Jankowiak: Yes, indeed. But we are involved in adaptation measures too. For instance, we are working on plans to restore the natural environment of the Rio Estelí in the town. Unfortunately, we lack funding. Moreover, we are involved in research, tackling the question of how to modify beans and maize seeds so cultivation can continue in a more arid climate.

How did Hurricane Mitch, which devastated Nicaragua in 1998, change peoples’ attitude?
Jankowiak: Nicaraguans know that their country is small and has only little influence in global affairs. They try to manage risks pragmatically. Back then, land slides killed a lot of people, so awareness has grown for the need to cultivate slopes in order to prevent such events.

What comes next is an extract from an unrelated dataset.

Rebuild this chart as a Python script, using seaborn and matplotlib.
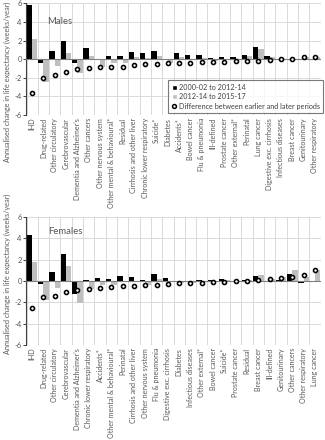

Has the climate partnership changed Bielefeld in any way?
Reher: Well, experience made in Estelí contributes to raising awareness for the dangerous impacts of global warming in Bielefeld. To stop climate change, we, the rich world, have to reduce our energy consumption. Per head and year, Nicaraguans are responsible for about 0.8 tons of carbon emissions. Germans are responsible for ten tons. And there are virtual carbon emissions too. German companies have moved energy-intensive production facilities to developing countries and emerging markets, and the goods are later sold here. It obviously makes sense for developing countries to start out with renewable-energy infrastructure in the first place.

What do you do to make people notice your municipal partnership with Estelí?
Reher: One example is our Bielefeld Coffee. We have been sourcing it from UCA Miraflor, a farmers cooperative with 412 members based in Estelí. It is a fair-trade arrangement. The beans are shipped to Bielefeld. Processing and marketing are done here.

How did the partnership come about?
Jankowiak: In the late 1970s, when the revolutionary Sandinistas were gaining strength and later even prevailed in Nicaragua, a strong solidarity movement emerged in Bielefeld. It was political at heart, and Welthaus got in touch with partners in Estelí. In 1984, the City of Bielefeld became an official sponsor of Estelí, and the two cities have been formally twinned since 1995. Our partnership is quite lively. We are still supporting various projects in schools and nursery schools, as well as infrastructure projects. In recent years, however, the focus has increasingly shifted to climate-related matters.